Bogota Under Siege?

The launch of a major guerrilla offensive in July that penetrated within 40 miles of Bogota, the Colombian capital, has dealt a potentially fatal blow to President Andres Pastrana's quest to broker a peace deal ending more than three decades of civil war, warns the conservative El Pais of Cali.

The wave of terrorist assaults on military and civilian targets, which killed nearly 300 people in its first week, represents a brazen attempt by the Revolutionary Armed Forces of Colombia (FARC) to strengthen its bargaining position on the eve of peace talks with the Pastrana government. "The offensive is an attempt by the guerrillas to heighten the anxiety of the Colombian people," El Pais observes. But in exploiting the "demilitarized" zone in FARC-controlled regions of southern Colombia as a staging ground for the July offensive, the guerrillas have engaged in "deception and violence that is closing the window of opportunity for the goal of reconciliation," says the paper.

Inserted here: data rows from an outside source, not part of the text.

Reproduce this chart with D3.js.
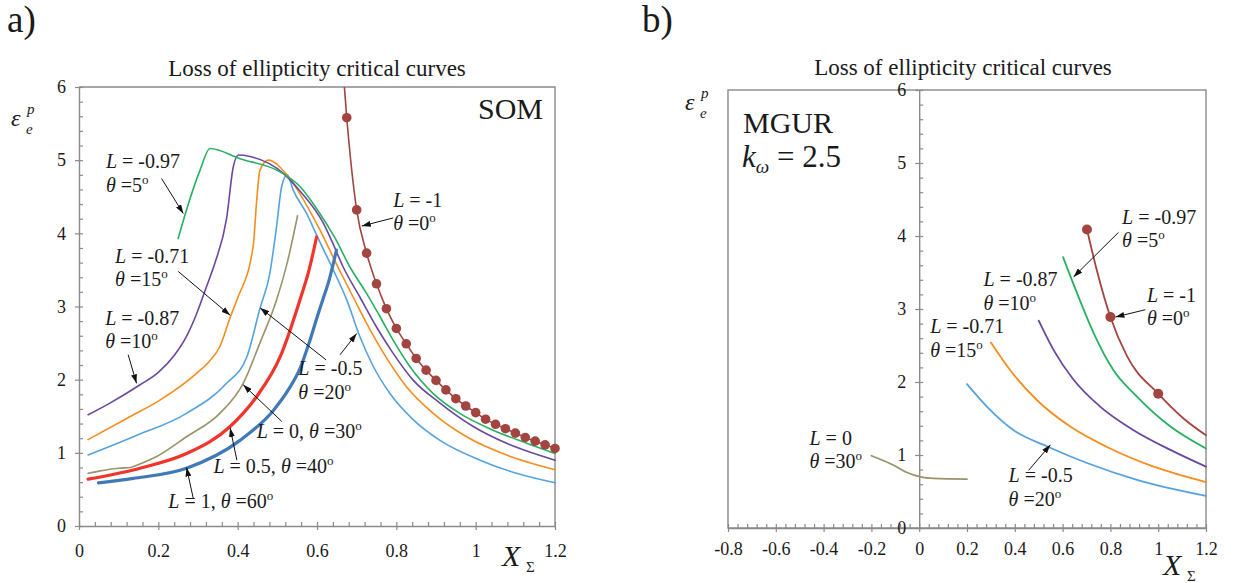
<!DOCTYPE html>
<html>
<head>
<meta charset="utf-8">
<script src="https://cdn.jsdelivr.net/npm/d3@7"></script>
<style>
body { margin: 0; background: #fff; }
</style>
</head>
<body>
<svg id="chart" width="1233" height="583"></svg>
<script>
var FONT = "Liberation Serif, Tinos, Times New Roman, DejaVu Serif, serif";

// ---------- panel a) SOM : [X_sigma, eps] ----------
var somL097 = [[0.25,3.93],[0.271,4.32],[0.305,4.86],[0.33,5.16],[0.406,5.02],[0.507,4.84],[0.557,4.64],[0.6,4.33],[0.645,3.94],[0.683,3.54],[0.725,3.18],[0.759,2.86],[0.792,2.54],[0.834,2.18],[0.893,1.81],[0.96,1.54],[1.044,1.31],[1.129,1.13],[1.2,0.99]];
var somL087 = [[0.023,1.52],[0.078,1.68],[0.154,1.93],[0.2,2.1],[0.24,2.33],[0.27,2.58],[0.295,2.88],[0.32,3.25],[0.343,3.6],[0.372,4.2],[0.389,4.91],[0.402,5.07],[0.431,5.05],[0.515,4.82],[0.557,4.58],[0.616,4.14],[0.637,3.9],[0.666,3.54],[0.708,3.13],[0.75,2.72],[0.792,2.36],[0.843,1.99],[0.91,1.68],[0.994,1.36],[1.078,1.13],[1.2,0.9]];
var somL071 = [[0.023,1.18],[0.12,1.47],[0.204,1.72],[0.297,2.09],[0.33,2.26],[0.355,2.45],[0.381,2.85],[0.398,3.09],[0.439,3.82],[0.448,4.45],[0.456,4.86],[0.477,5.0],[0.524,4.8],[0.557,4.54],[0.607,4.05],[0.65,3.57],[0.691,3.13],[0.734,2.68],[0.776,2.29],[0.826,1.9],[0.893,1.54],[0.977,1.22],[1.078,0.97],[1.2,0.77]];
var somL05 = [[0.023,0.97],[0.137,1.22],[0.271,1.54],[0.372,1.95],[0.423,2.31],[0.456,2.97],[0.481,3.45],[0.498,4.09],[0.511,4.64],[0.525,4.8],[0.54,4.59],[0.574,4.27],[0.603,3.93],[0.641,3.5],[0.675,3.09],[0.708,2.59],[0.742,2.18],[0.784,1.81],[0.843,1.45],[0.91,1.17],[1.011,0.9],[1.103,0.72],[1.2,0.59]];
var somL0 = [[0.023,0.72],[0.05,0.75],[0.1,0.79],[0.13,0.8],[0.15,0.84],[0.196,0.95],[0.271,1.22],[0.355,1.54],[0.414,1.95],[0.456,2.5],[0.498,3.09],[0.525,3.6],[0.551,4.24]];
var somLp05 = [[0.023,0.64],[0.154,0.79],[0.271,0.99],[0.381,1.36],[0.448,1.77],[0.507,2.31],[0.557,3.09],[0.58,3.5],[0.599,3.95]];
var somL1 = [[0.049,0.59],[0.137,0.65],[0.271,0.79],[0.406,1.17],[0.49,1.58],[0.53,1.88],[0.557,2.15],[0.58,2.5],[0.6,2.85],[0.615,3.1],[0.63,3.35],[0.649,3.77]];
var somL1mStart = [[0.662,6.5]];
var somL1mX = [0.675,0.7,0.725,0.75,0.775,0.8,0.825,0.85,0.875,0.9,0.925,0.95,0.975,1.0,1.025,1.05,1.075,1.1,1.125,1.15,1.175,1.2];
var somL1mY = [5.58,4.32,3.73,3.31,2.97,2.70,2.49,2.29,2.13,1.99,1.86,1.74,1.64,1.55,1.46,1.39,1.33,1.27,1.21,1.16,1.11,1.06];

// ---------- panel b) MGUR ----------
var mgL1m = [[0.702,4.09],[0.744,3.52],[0.8,2.89],[0.87,2.35],[1.0,1.84],[1.106,1.5],[1.2,1.27]];
var mgL1mDots = [[0.702,4.09],[0.8,2.89],[1.0,1.84]];
var mgL097 = [[0.602,3.71],[0.66,3.22],[0.73,2.67],[0.813,2.16],[0.911,1.8],[1.051,1.39],[1.2,1.09]];
var mgL087 = [[0.5,2.84],[0.562,2.44],[0.646,2.03],[0.758,1.66],[0.897,1.34],[1.051,1.07],[1.2,0.84]];
var mgL071 = [[0.3,2.54],[0.381,2.16],[0.493,1.75],[0.632,1.39],[0.786,1.11],[0.981,0.84],[1.2,0.63]];
var mgL05 = [[0.2,1.97],[0.284,1.66],[0.395,1.34],[0.541,1.11],[0.702,0.89],[0.911,0.66],[1.2,0.44]];
var mgL0 = [[-0.2,0.99],[-0.107,0.86],[-0.051,0.76],[0.005,0.7],[0.06,0.68],[0.2,0.67]];

var ticksA = [0,0.2,0.4,0.6,0.8,1,1.2];
var ticksB = [-0.8,-0.6,-0.4,-0.2,0,0.2,0.4,0.6,0.8,1,1.2];
var ticksY = [0,1,2,3,4,5,6];

// annotations (data coords of first baseline, arrows as [x1,y1,x2,y2])
var annA = [
  {x:0.068, y:4.89, L:"-0.97", th:"5", arrows:[[0.208,4.75,0.263,4.27]]},
  {x:0.091, y:3.60, L:"-0.71", th:"15", arrows:[[0.25,3.48,0.381,2.88]]},
  {x:0.066, y:2.75, L:"-0.87", th:"10", arrows:[[0.124,2.34,0.145,1.95]]},
  {x:0.553, y:2.06, L:"-0.5", th:"20", arrows:[[0.623,2.27,0.457,2.98],[0.658,2.34,0.70,2.63]]},
  {x:0.448, y:1.20, L:"0", th:"30", one:true, arrows:[[0.511,1.43,0.414,1.93]]},
  {x:0.339, y:0.72, L:"0.5", th:"40", one:true, arrows:[[0.398,0.90,0.381,1.34]]},
  {x:0.225, y:0.24, L:"1", th:"60", one:true, arrows:[[0.288,0.38,0.271,0.80]]},
  {x:0.792, y:4.36, L:"-1", th:"0", arrows:[[0.792,4.21,0.713,4.10]]}
];
var annB = [
  {x:0.849, y:4.17, L:"-0.97", th:"5", arrows:[[0.834,4.05,0.646,3.44]]},
  {x:0.269, y:3.31, L:"-0.87", th:"10", arrows:[]},
  {x:0.046, y:2.67, L:"-0.71", th:"15", arrows:[]},
  {x:0.953, y:3.10, L:"-1", th:"0", arrows:[[0.946,2.99,0.821,2.89]]},
  {x:0.374, y:0.63, L:"-0.5", th:"20", arrows:[[0.458,0.79,0.549,1.14]]},
  {x:-0.459, y:1.14, L:"0", th:"30", arrows:[]}
];

var axisColor = "#8a8a8a";
var svg = d3.select("#chart").attr("font-family", FONT);

// arrow head
var defs = svg.append("defs");
defs.append("marker")
    .attr("id","arr").attr("markerUnits","userSpaceOnUse")
    .attr("markerWidth",9).attr("markerHeight",6)
    .attr("refX",9).attr("refY",3).attr("orient","auto")
  .append("path").attr("d","M0,0 L9,3 L0,6 z").attr("fill","#111");

var xa = d3.scaleLinear().domain([0,1.2]).range([79,555]);
var ya = d3.scaleLinear().domain([0,6]).range([526,87]);
var xb = d3.scaleLinear().domain([-0.8,1.2]).range([728,1206]);
var yb = d3.scaleLinear().domain([0,6]).range([528,90]);

function fmt(d){ return String(+d.toFixed(1)); }

function txt(x, y, size){
  return svg.append("text").attr("x",x).attr("y",y).attr("font-family",FONT)
    .attr("font-size",size).attr("fill","#1a1a1a");
}

function styleAxis(g){
  g.attr("font-family",FONT).attr("font-size",18);
  g.selectAll("path.domain").attr("stroke",axisColor).attr("stroke-width",1.4);
  g.selectAll(".tick line").attr("stroke",axisColor).attr("stroke-width",1.2);
  g.selectAll(".tick text").attr("fill","#1a1a1a");
}

function drawAxes(x, y, xTicks, yAt, xPad, box){
  var x0 = x.range()[0], x1 = x.range()[1], y0 = y.range()[0], y1 = y.range()[1];
  if (box) {
    svg.append("rect").attr("x",x0).attr("y",y1).attr("width",x1-x0).attr("height",y0-y1)
      .attr("fill","none").attr("stroke",axisColor).attr("stroke-width",1.4);
  } else {
    svg.append("path").attr("d","M"+x0+","+y1+"H"+x1+"V"+y0)
      .attr("fill","none").attr("stroke",axisColor).attr("stroke-width",1.4);
  }
  var minorX = d3.range(x.domain()[0], x.domain()[1]+0.001, 0.04);
  var minorY = d3.range(0, 6.001, 0.2);
  var gx = svg.append("g").attr("transform","translate(0,"+y0+")")
    .call(d3.axisBottom(x).tickValues(xTicks).tickSize(4).tickSizeOuter(0).tickPadding(xPad).tickFormat(fmt));
  styleAxis(gx);
  var gxm = svg.append("g").attr("transform","translate(0,"+y0+")")
    .call(d3.axisTop(x).tickValues(minorX).tickSize(4).tickSizeOuter(0).tickFormat(""));
  styleAxis(gxm); gxm.select("path.domain").remove();
  var gy = svg.append("g").attr("transform","translate("+x(yAt)+",0)")
    .call(d3.axisLeft(y).tickValues(ticksY).tickSize(4).tickSizeOuter(0).tickPadding(9).tickFormat(d3.format("d")));
  styleAxis(gy);
  var gym = svg.append("g").attr("transform","translate("+x(yAt)+",0)")
    .call(d3.axisRight(y).tickValues(minorY).tickSize(4).tickSizeOuter(0).tickFormat(""));
  styleAxis(gym); gym.select("path.domain").remove();
}

drawAxes(xa, ya, ticksA, 0, 14, false);
drawAxes(xb, yb, ticksB, 0, 10, true);

defs.append("clipPath").attr("id","clipA")
  .append("rect").attr("x",79).attr("y",87).attr("width",476).attr("height",439);

function plotLine(x, y, data, color, width, clip){
  var line = d3.line().x(function(d){ return x(d[0]); }).y(function(d){ return y(d[1]); })
    .curve(d3.curveMonotoneX);
  var p = svg.append("path").datum(data).attr("d",line)
    .attr("fill","none").attr("stroke",color).attr("stroke-width",width)
    .attr("stroke-linejoin","round").attr("stroke-linecap","round");
  if (clip) p.attr("clip-path","url(#"+clip+")");
}
function plotDots(x, y, data, color, r){
  svg.append("g").selectAll("circle").data(data).enter().append("circle")
    .attr("cx",function(d){ return x(d[0]); }).attr("cy",function(d){ return y(d[1]); })
    .attr("r",r).attr("fill",color);
}

var cGreen="#27b062", cPurple="#6b479f", cOrange="#f68d1f", cLBlue="#55a3de",
    cOlive="#99936a", cRed="#f1352a", cBlue="#4079b8", cBrown="#a2443f";

// panel a curves
plotLine(xa, ya, somL05, cLBlue, 1.6);
plotLine(xa, ya, somL071, cOrange, 1.6);
plotLine(xa, ya, somL087, cPurple, 1.6);
plotLine(xa, ya, somL097, cGreen, 1.6);
plotLine(xa, ya, somL0, cOlive, 1.6);
plotLine(xa, ya, somLp05, cRed, 3.2);
plotLine(xa, ya, somL1, cBlue, 3.2);
var somL1m = somL1mX.map(function(v,i){ return [v, somL1mY[i]]; });
plotLine(xa, ya, somL1mStart.concat(somL1m), cBrown, 1.6, "clipA");
plotDots(xa, ya, somL1m, cBrown, 4.8);

// panel b curves
plotLine(xb, yb, mgL05, cLBlue, 1.8);
plotLine(xb, yb, mgL071, cOrange, 1.8);
plotLine(xb, yb, mgL087, cPurple, 1.8);
plotLine(xb, yb, mgL097, cGreen, 1.8);
plotLine(xb, yb, mgL1m, cBrown, 1.8);
plotLine(xb, yb, mgL0, cOlive, 1.8);
plotDots(xb, yb, mgL1mDots, cBrown, 5);

// annotations
function thetaPart(t, v){
  t.append("tspan").attr("font-style","italic").text("\u03b8");
  t.append("tspan").text(" =" + v);
  t.append("tspan").attr("dy",-8).attr("font-size",13).text("o");
}
function annotate(x, y, list){
  list.forEach(function(a){
    var t = txt(x(a.x), y(a.y), 20);
    t.append("tspan").attr("font-style","italic").text("L");
    if (a.one) {
      t.append("tspan").text(" = " + a.L + ", ");
      thetaPart(t, a.th);
    } else {
      t.append("tspan").text(" = " + a.L);
      thetaPart(txt(x(a.x), y(a.y) + 23.5, 20), a.th);
    }
    a.arrows.forEach(function(r){
      svg.append("line").attr("x1",x(r[0])).attr("y1",y(r[1])).attr("x2",x(r[2])).attr("y2",y(r[3]))
        .attr("stroke","#111").attr("stroke-width",1).attr("marker-end","url(#arr)");
    });
  });
}
annotate(xa, ya, annA);
annotate(xb, yb, annB);

// titles and labels
txt((xa.range()[0] + xa.range()[1]) / 2, 76, 23).attr("text-anchor","middle").text("Loss of ellipticity critical curves");
txt(963, 75, 23).attr("text-anchor","middle").text("Loss of ellipticity critical curves");
txt(7, 32, 37).text("a)");
txt(642, 32, 37).text("b)");
txt(478, 119, 30).text("SOM");
txt(743, 133, 30).text("MGUR");
var kt = txt(742, 167, 31);
kt.append("tspan").attr("font-style","italic").text("k");
kt.append("tspan").attr("dy",6).attr("font-size",19).attr("font-style","italic").text("\u03c9");
kt.append("tspan").attr("dy",-6).text(" = 2.5");

// epsilon_e^p : p raised, e lowered, kept apart
function epsLabel(x, y0){
  txt(x, y0, 24).attr("font-style","italic").text("\u03b5");
  txt(x + 16, y0 - 12, 15).attr("font-style","italic").text("p");
  txt(x + 15, y0 + 8, 15).attr("font-style","italic").text("e");
}
epsLabel(11, 126);
epsLabel(685, 110);

function xLabel(x, y0){
  txt(x, y0, 30).attr("font-style","italic").text("X");
  txt(x + 24, y0 + 6, 15).text("\u03a3");
}
xLabel(502, 566);
xLabel(1163, 575);
</script>
</body>
</html>
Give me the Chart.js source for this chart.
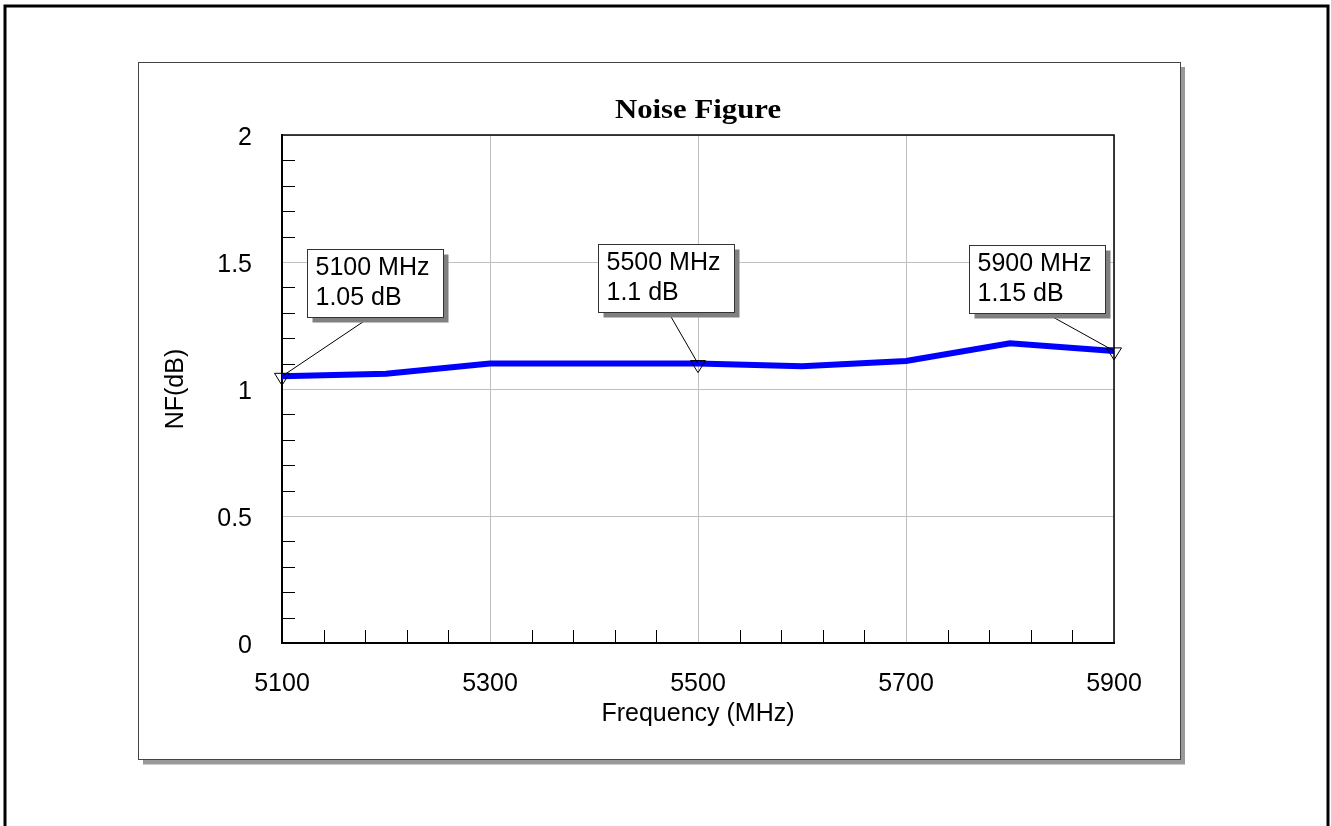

The centrist El Tiempo of Bogota reports that a massive guerrilla assault in Gutierrez, less than an hour's drive from Bogota, "made it appear that the capital of the nation was under siege." Army check-points sprouted on major routes of access to the capital, and police went on high alert to thwart potential terrorist assaults on political and security targets. In fact, El Tiempo writes, the heavily outnumbered guerrilla forces "do not have the capacity to take Bogota" outright but are well equipped to engage in hit-and-run attacks.

Parmenio Cuellar Bastidas of Bogota's liberal El Espectador concedes that, for now, peace talks have been sabotaged. But he hopes that efforts to find "a political alternative ... to the violation of human rights" will continue.